I did not waste any more patience in listening further to this man. I turned away and continued my outing, and left him standing there.

Cyrano doesn’t explain how the talking books are recorded, but that’s relatively unimportant; the idea itself is a radical innovation: he invents not only the concept of the phonograph but the equivalent of the portable cassette player. The jump from ear pendants to earphones is a short one. And the fact that the devices might operate more efficiently by electricity than mechanically, by springs, is a detail that Cyrano can safely leave to us.

The description of funeral customs is by turns perplexing, pretty and repugnant.

  • It is odd that the “evil” deceased is a pariah and yet seems to have a lot of friends. And offenses that Earthlings would consider unfortunate but relatively minor — envy and ingratitude — are major crimes on the Moon.
  • The fire of cremation, which wafts souls to a world populated by energy-beings could serve as an inspiration for painting, poetry and music.
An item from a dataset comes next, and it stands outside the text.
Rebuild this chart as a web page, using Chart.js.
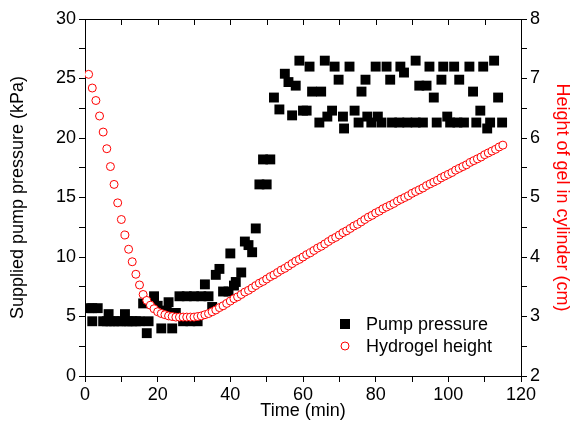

The idea has to be classified as semi-mystical, because Heaven is apparently on another planet or, possibly, a star rather than in a supernatural realm.
  • A ritual suicide followed by a kind of necrophilic cannibalism and an orgy is a particularly gross form of materialism. It doesn’t take a very close reading to see it as a savage parody of the Eucharist: the body and blood of the deceased are literally consumed by his friends. They then attempt to have their friend live again by engaging in a spree of procreation, an echo of an ancient canard accusing early Christians of sexual license.

All three funeral rites have two main things in common:

  1. The form of death is determined not personally but socially, by a legal decision or by friends’ taking a vote. In some cases, the mourners’ demeanor may even be regulated by court order; in others, the mourners observe a strict protocol of behavior.
  2. Death is not a thing in itself; the Moon-beings think of it invariably in terms of life and the material world. In the case of inhumation, the corpse is depicted as though it were being buried alive. In cremation, the soul is conceived of as a state of matter transformed by heat. After a ritual suicide, the corpse is treated as food.

After the description of cremation, his character turns away in impatience from the description of ritual cannibalism. Cyrano the author does not tell us directly what his preference is; he leaves it up to the reader to choose for himself. However, the discussion will be continued in a comic vein in episode 36.